§ EXERCISE DESCRIPTION
Your task is to reproduce word for word the lines running from the line containing "Write a web" to the line containing "var mLeft = 61, mTop", inclusive. Nothing else belongs in the answer.

— START OF DATA ROWS —

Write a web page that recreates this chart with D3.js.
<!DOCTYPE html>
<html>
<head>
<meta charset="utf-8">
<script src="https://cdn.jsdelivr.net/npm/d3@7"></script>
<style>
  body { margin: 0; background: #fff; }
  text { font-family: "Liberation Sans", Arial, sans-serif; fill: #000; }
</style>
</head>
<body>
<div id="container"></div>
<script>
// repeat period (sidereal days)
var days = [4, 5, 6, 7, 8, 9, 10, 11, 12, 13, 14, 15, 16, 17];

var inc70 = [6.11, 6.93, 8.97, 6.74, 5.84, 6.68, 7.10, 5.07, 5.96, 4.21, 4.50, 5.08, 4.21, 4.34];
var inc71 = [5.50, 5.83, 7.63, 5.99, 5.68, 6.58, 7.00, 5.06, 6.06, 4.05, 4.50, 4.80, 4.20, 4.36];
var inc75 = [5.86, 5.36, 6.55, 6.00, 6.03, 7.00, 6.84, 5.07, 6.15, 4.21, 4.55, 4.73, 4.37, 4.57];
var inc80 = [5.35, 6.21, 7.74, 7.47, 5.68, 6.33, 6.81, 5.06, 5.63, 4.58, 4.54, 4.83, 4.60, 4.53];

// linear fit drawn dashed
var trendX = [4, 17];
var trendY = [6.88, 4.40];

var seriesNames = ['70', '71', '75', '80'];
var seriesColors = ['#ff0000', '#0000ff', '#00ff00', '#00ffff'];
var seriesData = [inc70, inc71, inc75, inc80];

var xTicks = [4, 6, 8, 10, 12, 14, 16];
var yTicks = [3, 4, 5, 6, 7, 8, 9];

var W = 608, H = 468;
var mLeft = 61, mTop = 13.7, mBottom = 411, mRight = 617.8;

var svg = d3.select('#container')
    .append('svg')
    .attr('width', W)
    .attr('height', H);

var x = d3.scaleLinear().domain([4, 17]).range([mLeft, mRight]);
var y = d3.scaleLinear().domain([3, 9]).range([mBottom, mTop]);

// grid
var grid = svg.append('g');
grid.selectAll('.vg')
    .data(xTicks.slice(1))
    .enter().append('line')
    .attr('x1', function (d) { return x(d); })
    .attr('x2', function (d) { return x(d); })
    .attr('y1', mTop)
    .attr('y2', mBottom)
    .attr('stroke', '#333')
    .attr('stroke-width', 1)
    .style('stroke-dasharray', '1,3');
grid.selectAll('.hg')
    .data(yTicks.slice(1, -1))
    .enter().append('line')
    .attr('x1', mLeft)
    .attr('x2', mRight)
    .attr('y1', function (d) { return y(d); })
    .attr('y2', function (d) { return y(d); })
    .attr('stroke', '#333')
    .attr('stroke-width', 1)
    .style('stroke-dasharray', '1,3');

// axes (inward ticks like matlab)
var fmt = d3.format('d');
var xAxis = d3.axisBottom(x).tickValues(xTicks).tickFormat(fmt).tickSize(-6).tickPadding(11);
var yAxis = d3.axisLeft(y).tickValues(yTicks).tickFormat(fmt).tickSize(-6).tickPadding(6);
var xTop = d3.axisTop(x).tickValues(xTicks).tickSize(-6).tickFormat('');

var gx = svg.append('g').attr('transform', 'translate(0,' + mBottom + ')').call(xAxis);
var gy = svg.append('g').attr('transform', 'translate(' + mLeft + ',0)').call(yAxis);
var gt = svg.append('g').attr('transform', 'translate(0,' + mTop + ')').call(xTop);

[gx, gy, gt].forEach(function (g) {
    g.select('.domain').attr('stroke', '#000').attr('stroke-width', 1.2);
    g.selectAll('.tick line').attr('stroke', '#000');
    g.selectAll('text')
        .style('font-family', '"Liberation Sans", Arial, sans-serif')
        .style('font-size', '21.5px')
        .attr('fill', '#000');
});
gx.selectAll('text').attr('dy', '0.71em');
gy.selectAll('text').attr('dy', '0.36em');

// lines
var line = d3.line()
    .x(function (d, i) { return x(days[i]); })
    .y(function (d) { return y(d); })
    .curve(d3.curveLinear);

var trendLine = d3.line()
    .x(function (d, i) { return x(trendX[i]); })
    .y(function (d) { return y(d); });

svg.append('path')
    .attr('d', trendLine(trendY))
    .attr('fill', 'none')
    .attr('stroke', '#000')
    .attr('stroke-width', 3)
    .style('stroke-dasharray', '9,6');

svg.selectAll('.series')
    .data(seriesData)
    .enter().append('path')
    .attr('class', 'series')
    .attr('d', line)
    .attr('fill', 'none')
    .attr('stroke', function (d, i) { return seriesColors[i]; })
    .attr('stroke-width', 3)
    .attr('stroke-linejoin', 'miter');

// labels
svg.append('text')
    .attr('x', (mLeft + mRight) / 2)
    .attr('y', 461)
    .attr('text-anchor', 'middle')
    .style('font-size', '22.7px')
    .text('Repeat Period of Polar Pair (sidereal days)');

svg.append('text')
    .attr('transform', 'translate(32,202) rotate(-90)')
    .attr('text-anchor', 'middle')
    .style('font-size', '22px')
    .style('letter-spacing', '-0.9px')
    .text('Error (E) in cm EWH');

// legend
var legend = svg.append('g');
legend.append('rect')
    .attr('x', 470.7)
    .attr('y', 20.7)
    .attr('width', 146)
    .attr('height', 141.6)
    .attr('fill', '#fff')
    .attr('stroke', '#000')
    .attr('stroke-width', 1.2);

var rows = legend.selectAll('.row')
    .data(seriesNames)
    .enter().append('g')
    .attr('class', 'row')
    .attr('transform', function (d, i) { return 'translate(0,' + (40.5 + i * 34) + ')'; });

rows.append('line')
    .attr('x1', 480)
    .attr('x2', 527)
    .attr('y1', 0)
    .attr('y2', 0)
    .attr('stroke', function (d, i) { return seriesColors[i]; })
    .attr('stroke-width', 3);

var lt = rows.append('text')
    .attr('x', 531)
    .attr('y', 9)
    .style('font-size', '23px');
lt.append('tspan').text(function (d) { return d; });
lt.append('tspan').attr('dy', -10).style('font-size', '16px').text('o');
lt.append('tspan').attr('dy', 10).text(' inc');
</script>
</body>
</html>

— END OF DATA ROWS —
— START OF DATA ROWS —

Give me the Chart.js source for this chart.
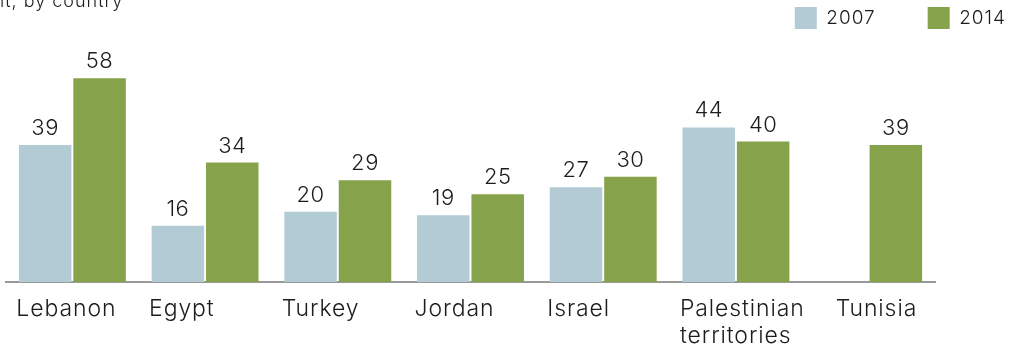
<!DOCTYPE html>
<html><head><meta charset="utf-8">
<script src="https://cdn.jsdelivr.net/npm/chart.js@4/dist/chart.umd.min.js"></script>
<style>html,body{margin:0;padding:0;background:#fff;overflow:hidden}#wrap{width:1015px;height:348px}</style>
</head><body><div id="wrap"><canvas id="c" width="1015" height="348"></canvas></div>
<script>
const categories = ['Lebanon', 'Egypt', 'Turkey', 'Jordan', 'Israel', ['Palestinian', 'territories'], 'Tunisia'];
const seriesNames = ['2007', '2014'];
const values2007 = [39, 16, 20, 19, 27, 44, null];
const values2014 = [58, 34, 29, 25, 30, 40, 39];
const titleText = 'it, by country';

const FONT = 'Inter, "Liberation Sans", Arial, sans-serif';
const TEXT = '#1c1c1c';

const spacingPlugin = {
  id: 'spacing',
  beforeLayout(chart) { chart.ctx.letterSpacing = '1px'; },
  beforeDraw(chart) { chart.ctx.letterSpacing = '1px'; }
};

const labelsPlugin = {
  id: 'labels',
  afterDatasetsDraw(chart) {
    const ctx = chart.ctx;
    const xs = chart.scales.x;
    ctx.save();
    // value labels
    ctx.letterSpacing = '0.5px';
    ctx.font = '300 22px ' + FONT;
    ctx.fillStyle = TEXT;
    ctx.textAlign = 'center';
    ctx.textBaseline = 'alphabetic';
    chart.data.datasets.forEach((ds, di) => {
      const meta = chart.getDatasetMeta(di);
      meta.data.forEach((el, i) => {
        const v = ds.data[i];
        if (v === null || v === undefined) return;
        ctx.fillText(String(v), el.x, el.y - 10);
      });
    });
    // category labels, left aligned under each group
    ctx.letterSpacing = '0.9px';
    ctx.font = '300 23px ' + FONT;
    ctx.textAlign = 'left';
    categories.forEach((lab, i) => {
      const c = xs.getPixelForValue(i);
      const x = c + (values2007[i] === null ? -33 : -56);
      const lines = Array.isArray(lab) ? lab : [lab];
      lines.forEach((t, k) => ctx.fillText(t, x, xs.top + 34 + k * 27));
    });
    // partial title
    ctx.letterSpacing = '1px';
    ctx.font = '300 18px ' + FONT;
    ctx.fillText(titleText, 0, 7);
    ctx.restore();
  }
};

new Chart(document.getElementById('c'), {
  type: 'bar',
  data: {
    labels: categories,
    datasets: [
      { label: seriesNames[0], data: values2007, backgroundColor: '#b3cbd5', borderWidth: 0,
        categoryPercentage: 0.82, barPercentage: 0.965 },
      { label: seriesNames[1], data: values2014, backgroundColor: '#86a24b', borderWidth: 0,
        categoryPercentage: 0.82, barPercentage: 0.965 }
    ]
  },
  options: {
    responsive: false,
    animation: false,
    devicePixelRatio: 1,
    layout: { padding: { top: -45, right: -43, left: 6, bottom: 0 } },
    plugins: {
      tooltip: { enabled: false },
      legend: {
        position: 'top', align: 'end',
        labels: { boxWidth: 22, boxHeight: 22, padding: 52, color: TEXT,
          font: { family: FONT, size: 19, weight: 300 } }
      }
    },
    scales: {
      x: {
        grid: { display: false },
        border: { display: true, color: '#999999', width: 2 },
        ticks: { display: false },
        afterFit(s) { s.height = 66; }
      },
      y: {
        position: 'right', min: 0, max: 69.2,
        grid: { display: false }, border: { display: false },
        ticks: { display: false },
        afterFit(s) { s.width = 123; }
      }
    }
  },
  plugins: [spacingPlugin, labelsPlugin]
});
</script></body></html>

— END OF DATA ROWS —

§ ANSWER TO THIS PROBLEM
Write a web page that recreates this chart with D3.js.
<!DOCTYPE html>
<html>
<head>
<meta charset="utf-8">
<script src="https://cdn.jsdelivr.net/npm/d3@7"></script>
<style>
  body { margin: 0; background: #fff; }
  text { font-family: "Liberation Sans", Arial, sans-serif; fill: #000; }
</style>
</head>
<body>
<div id="container"></div>
<script>
// repeat period (sidereal days)
var days = [4, 5, 6, 7, 8, 9, 10, 11, 12, 13, 14, 15, 16, 17];

var inc70 = [6.11, 6.93, 8.97, 6.74, 5.84, 6.68, 7.10, 5.07, 5.96, 4.21, 4.50, 5.08, 4.21, 4.34];
var inc71 = [5.50, 5.83, 7.63, 5.99, 5.68, 6.58, 7.00, 5.06, 6.06, 4.05, 4.50, 4.80, 4.20, 4.36];
var inc75 = [5.86, 5.36, 6.55, 6.00, 6.03, 7.00, 6.84, 5.07, 6.15, 4.21, 4.55, 4.73, 4.37, 4.57];
var inc80 = [5.35, 6.21, 7.74, 7.47, 5.68, 6.33, 6.81, 5.06, 5.63, 4.58, 4.54, 4.83, 4.60, 4.53];

// linear fit drawn dashed
var trendX = [4, 17];
var trendY = [6.88, 4.40];

var seriesNames = ['70', '71', '75', '80'];
var seriesColors = ['#ff0000', '#0000ff', '#00ff00', '#00ffff'];
var seriesData = [inc70, inc71, inc75, inc80];

var xTicks = [4, 6, 8, 10, 12, 14, 16];
var yTicks = [3, 4, 5, 6, 7, 8, 9];

var W = 608, H = 468;
var mLeft = 61, mTop = 13.7, mBottom = 411, mRight = 617.8;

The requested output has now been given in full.